I posted about my gang bang fantasy over on another board last night, so the timing of this post seems quite appropriate...
Mike brought up a good point the other day – Jen didn’t want is (Mike and I) to go to the ‘sex party’, but she happily made me cum in front of her friends. Admittedly I wasn’t naked, but they still got to see me cum. We’re in ‘negotiations’ with her to see if she will agree to let us go to the next party (if we can get yet another invite) if we agree that I won’t have sex with anyone other than Mike. From what we’ve been told, there are a few people who go and just have sex with one person – it’s not like it’s a massive orgy or anything.
I do still fantasize about being fucked by a number of different people at once (or over the course of a night) – but before anyone comments about how I can want that while I’m in love with Mike and Jen... sex isn’t the same thing as love. Don’t misunderstand, I do *love* having sex with both Jen and Mike, but that isn’t *why* I love them. As long as everyone is happy for us to experiment, (and we all know the limits) then I don’t see any problem with getting pleasure. At the minute, it seems that Jen’s limit is just letting other people see me cum and I’m certainly not going to do anything that she (or Mike) isn’t happy with.
I’ve also been thinking quite a bit about the week I spent with Jen. Mike kept pointing out how odd it was that I was so nervous about being shown off of having to wear revealing clothes and yet still liked it so much (and have enjoyed doing similar things for the past few years). I’m not sure why I was nervous (or embarrassed or scared) – the only thing that I can think of is that when I’ve done things like that before, I’ve been in charge (mostly). I know that Mike has often encouraged and cajoled me to do things, but it’s been rare that I’ve said I would let him tell me exactly what to do (and especially not for a whole week). I don’t regret anything that we did do, and I especially love the fact that Jen now feels that she has had some very memorable times with me – but I guess I’m just a bit more of a control freak than I had thought and giving up that much power for that long isn’t really me.
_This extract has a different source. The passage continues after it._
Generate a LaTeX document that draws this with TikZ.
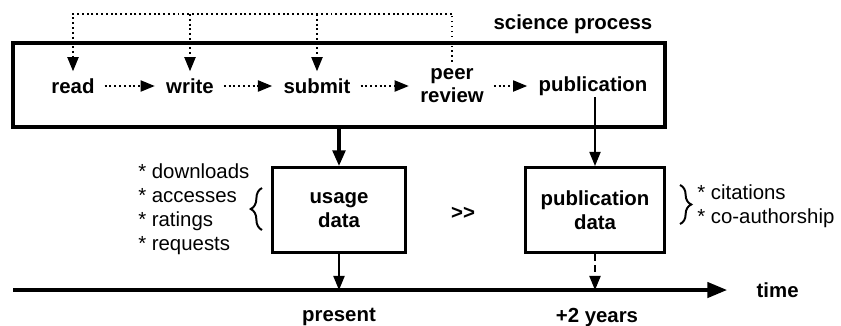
\documentclass[tikz,border=0pt]{standalone}
\usepackage{fontspec}
\setmainfont{Liberation Sans}
\usepackage{tikz}
\usetikzlibrary{
  positioning,
  arrows.meta,
  decorations.pathreplacing,
  calc
}
\definecolor{linecolor}{RGB}{0,0,0}
\tikzset{
  stepnode/.style={
    font=\fontsize{14.5}{16}\selectfont\bfseries, align=center, inner sep=1pt
  },
  databox/.style={
    draw=linecolor, line width=2.2pt,
    minimum width=133*0.025cm, minimum height=85*0.025cm,
    font=\fontsize{14.5}{17}\selectfont\bfseries, align=center
  },
  listnode/.style={
    font=\fontsize{14.5}{17.2}\selectfont, align=left, inner sep=0pt
  },
  dotarrow/.style={
    -{Triangle[length=10pt, width=8pt]}, line width=0.9pt,
    dash pattern=on 1.4pt off 2pt, draw=linecolor
  },
  dotline/.style={
    line width=0.9pt, dash pattern=on 0.9pt off 2.6pt, draw=linecolor
  },
  bigarrow/.style={
    -{Triangle[length=11pt, width=9pt]}, line width=2.2pt, draw=linecolor
  },
  thinarrow/.style={
    -{Triangle[length=10pt, width=8pt]}, line width=0.9pt, draw=linecolor
  },
  brace/.style={
    decorate, decoration={brace, amplitude=8pt}, line width=1.4pt
  }
}
\begin{document}
\begin{tikzpicture}[x=0.025cm, y=-0.025cm]
    \useasboundingbox (0,0) rectangle (841,325);

    % science process box
    \draw[line width=2.2pt] (13,43) rectangle (665,127);
    \node[stepnode, anchor=south east] (title) at (654,35) {science process};
    \coordinate (procbottom) at (339,127);

    \node[stepnode] (read) at (73,86) {read};
    \node[stepnode] (write) at (190,86) {write};
    \node[stepnode] (submit) at (317,86) {submit};
    \node[stepnode, font=\fontsize{14.5}{16.4}\selectfont\bfseries] (peer) at (452,86) {peer\\review};
    \node[stepnode] (pub) at (593,86) {publication};

    \draw[dotarrow, shorten <=6pt, shorten >=7pt] (read) -- (write);
    \draw[dotarrow, shorten <=6pt, shorten >=7pt] (write) -- (submit);
    \draw[dotarrow, shorten <=6pt, shorten >=7pt] (submit) -- (peer);
    \draw[dotarrow, shorten <=6pt, shorten >=7pt] (peer) -- (pub);

    % feedback loop
    \coordinate (looptop) at (452,14);
    \draw[dotline, shorten <=4pt] (peer.north) -- (looptop);
    \draw[dotarrow, shorten >=4pt] (looptop) -| (read.north);
    \draw[dotarrow, shorten >=4pt] (write.north |- looptop) -- (write.north);
    \draw[dotarrow, shorten >=4pt] (submit.north |- looptop) -- (submit.north);

    % data boxes
    \node[databox] (usage) at (339,210) {usage\\data};
    \node[databox, minimum width=139*0.025cm] (pubdata) at (595,210) {publication\\data};
    \node[stepnode] (gg) at (463,213) {>{}>};

    \draw[bigarrow] (procbottom) -- (usage.north);
    \draw[thinarrow] (pub.south -| pubdata.north) -- (pubdata.north);

    \node[listnode, anchor=north west] (usagelist) at (138,163) {* downloads\\* accesses\\* ratings\\* requests};
    \draw[brace] (262,230) -- (262,188);
    \node[listnode, anchor=north west] (publist) at (697,184) {* citations\\* co-authorship};
    \draw[brace] (680,185) -- (680,224);

    % time axis
    \coordinate (tstart) at (13,290);
    \coordinate (tend) at (727,290);
    \draw[-{Triangle[length=14pt, width=11pt]}, line width=2.2pt] (tstart) -- (tend);
    \node[stepnode, anchor=west] (time) at (755,290) {time};

    \draw[thinarrow] (usage.south) -- (usage.south |- tstart);
    \draw[thinarrow, dash pattern=on 5pt off 3pt] (pubdata.south) -- (pubdata.south |- tstart);

    \node[stepnode] (present) at (339,317) {present};
    \node[stepnode] (later) at (597,317) {+2 years};

\end{tikzpicture}
\end{document}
Then again, maybe letting Jen be in charge was part of the reason that I had such a good week and why even the thought of people seeing me naked was so exciting. Well I guess there is only one way to really find out and that will be to repeat the experiment sometime and see if we get consistent results :)
Jen says that she already has some plans for my next visit (I think that Mike and her may have been talking again). I’ve assured her that I have just as many ideas for her next trip to York and that no matter what she might want to get me to do, I can come up with things just as interesting for her.
But that’s all in the future (which gives me something to look forwards to – and possibly another bumper set of blog entries if things go well). For now we’re still working on the sex party and I believe than Jen is going to give in and let us go (and now I’ve written that, it’s on the Internet so it must be true!)